Standardized Testing Rips the Fun out of Learning

Guest Writer Lily Graham
The alarm goes off on the first day of school, for most second graders this means a year of new classmates, exciting subjects and another year closer to being a “big kid.” For most 9th graders the school year entails being ridiculed by upperclassman, more homework, and the PSATs.

Kids and teens should enjoy learning instead of dreading the mundane lessons preparing students for standardized testing. Should learning new things become routine, only a little while after you are old enough to comprehend more interesting and complicated topics?

As students inch towards graduation, interest in learning continues to diminish, and with the loss of drive to learn more, comes more absences, tardies, and students failing classes. While students get older, interesting classes with unique lessons plans turn into scripted lectures teaching the same principles and carefully selected topics. These will allow students to score higher on standardized tests and graduate high school, therefore reflecting positively on the district, eliminating the threat of closure by the state.

“They [teachers] teach the information that allows you [students] to pass and make the teacher(s) look good,” said Loy Norrix freshman Kate DeYoung.

Students do not learn about the history of our community, or assembling a career plan, but are fed the same information about the Holocaust, instead of tackling current issues and events.

Teachers that used to come up with inspirational lesson plans are now being forced to conform to the district guidelines in order to prepare students for standardized testing. In very few cases will a student need to learn about how to identify the organelles of an animal cell in the work world.
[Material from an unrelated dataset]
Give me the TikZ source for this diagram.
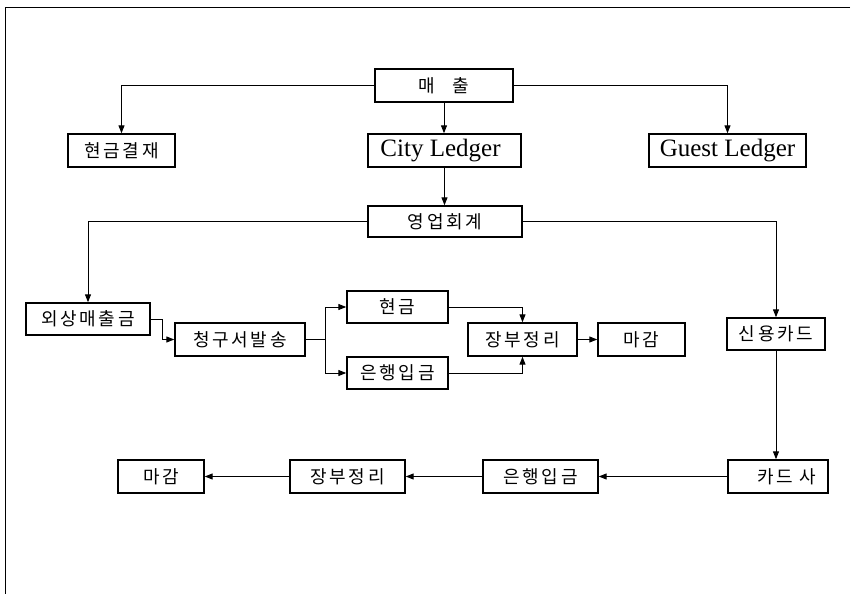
\documentclass[tikz,border=0pt]{standalone}
\usepackage{fontspec}
\setmainfont{Liberation Serif}
\newfontfamily\kr[LetterSpace=15]{Noto Sans CJK KR}
\usetikzlibrary{arrows.meta}
\begin{document}
\begin{tikzpicture}[x=1pt,y=-1pt,
  box/.style={draw, line width=1.4pt, inner sep=0pt, minimum height=33pt,
    font=\kr\fontsize{18}{18}\selectfont, anchor=center},
  lat/.style={font=\fontsize{25}{25}\selectfont},
  conn/.style={line width=1pt, -{Triangle[length=8pt,width=6pt]}},
  plain/.style={line width=1pt}]
\useasboundingbox (0,0) rectangle (857,594);
\draw[line width=1pt] (850,8) -- (5.5,8) -- (5.5,594);

% nodes
\node[box, minimum width=138pt] (maechul) at (444,85.5) {매\hspace{17pt}출};
\node[box, minimum width=107pt] (cashpay) at (121.5,150.5) {현금결재};
\node[box, lat, minimum width=153pt] (city) at (444.5,150.5) {City Ledger\hspace*{8pt}};
\node[box, lat, minimum width=157pt] (guest) at (727.5,150.5) {Guest Ledger};
\node[box, minimum width=154pt, minimum height=31pt] (acct) at (445,221.5) {영업회계};
\node[box, minimum width=124pt, minimum height=32pt] (recv) at (88,319) {외상매출금};
\node[box, minimum width=130pt] (bill) at (240,339.5) {청구서발송};
\node[box, minimum width=101pt, minimum height=32pt] (cash) at (397.5,307) {현금};
\node[box, minimum width=101pt, minimum height=32pt] (bankA) at (397.5,373) {은행입금};
\node[box, minimum width=109pt] (ledgerA) at (522.5,339.5) {장부정리};
\node[box, minimum width=87pt] (closeA) at (641.5,339.5) {마감};
\node[box, minimum width=98pt, minimum height=32pt] (credit) at (776,334) {신용카드};
\node[box, minimum width=100pt] (cardco) at (778,476.5) {\hspace*{18pt}카드 사};
\node[box, minimum width=115pt] (bankB) at (540.5,476.5) {은행입금};
\node[box, minimum width=115pt] (ledgerB) at (347.5,476.5) {장부정리};
\node[box, minimum width=86pt] (closeB) at (161,476.5) {마감};

\coordinate (br) at (325,339.5);

% connectors
\draw[conn] (maechul.west) -| (cashpay.north);
\draw[conn] (maechul.south) -- (city.north -| maechul.south);
\draw[conn] (maechul.east) -| (guest.north);
\draw[conn] (city.south) -- (acct.north -| city.south);
\draw[conn] (acct.west) -| (recv.north);
\draw[conn] (acct.east) -| (credit.north);
\draw[conn] (recv.east) -- ++(12,0) |- (bill.west);
\draw[plain] (bill.east) -- (br);
\draw[conn] (br) |- (cash.west);
\draw[conn] (br) |- (bankA.west);
\draw[conn] (cash.east) -| (ledgerA.north);
\draw[conn] (bankA.east) -| (ledgerA.south);
\draw[conn] (ledgerA.east) -- (closeA.west);
\draw[conn] (credit.south) -- (cardco.north -| credit.south);
\draw[conn] (cardco.west) -- (bankB.east);
\draw[conn] (bankB.west) -- (ledgerB.east);
\draw[conn] (ledgerB.west) -- (closeB.east);
\end{tikzpicture}
\end{document}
However, students are never taught to fill out job applications or balance a checkbook.
The success of individual students is no longer as important as the entire district, which is decided by the scores students receive on state-mandated exams like the M-STEP and the SAT.

Although most students are against these types of lessons some are grateful for the standardized testing prep, allowing them a better chance of getting into a good college.   
According to the New York Times poll taken in October of 2014, 65.9 percent of all high school graduates in the United States continued on directly to college after graduation, while the remaining 34.1 percent choose to take some time before getting their degrees, or made the decision not to continue on to college, for a various number of reasons.
Though attending a university following high school is the ideal plan administrators have for students, those who choose to immediately join the workforce should be informed how to do so properly.

In elementary school, standardized testing was practice for scary high school exams, therefore the subjects covered in classes dealt with more important issues such as social justice issues, using your moral compass and setting goals for the future.  
These subjects are not going to boost tests scores, but the life lessons students learn are more valuable than any other subject.
It is extremely unfair that the future success of the students is being compromised by schools because of their insecurities about scores the students get on exams meeting the expectations of the state.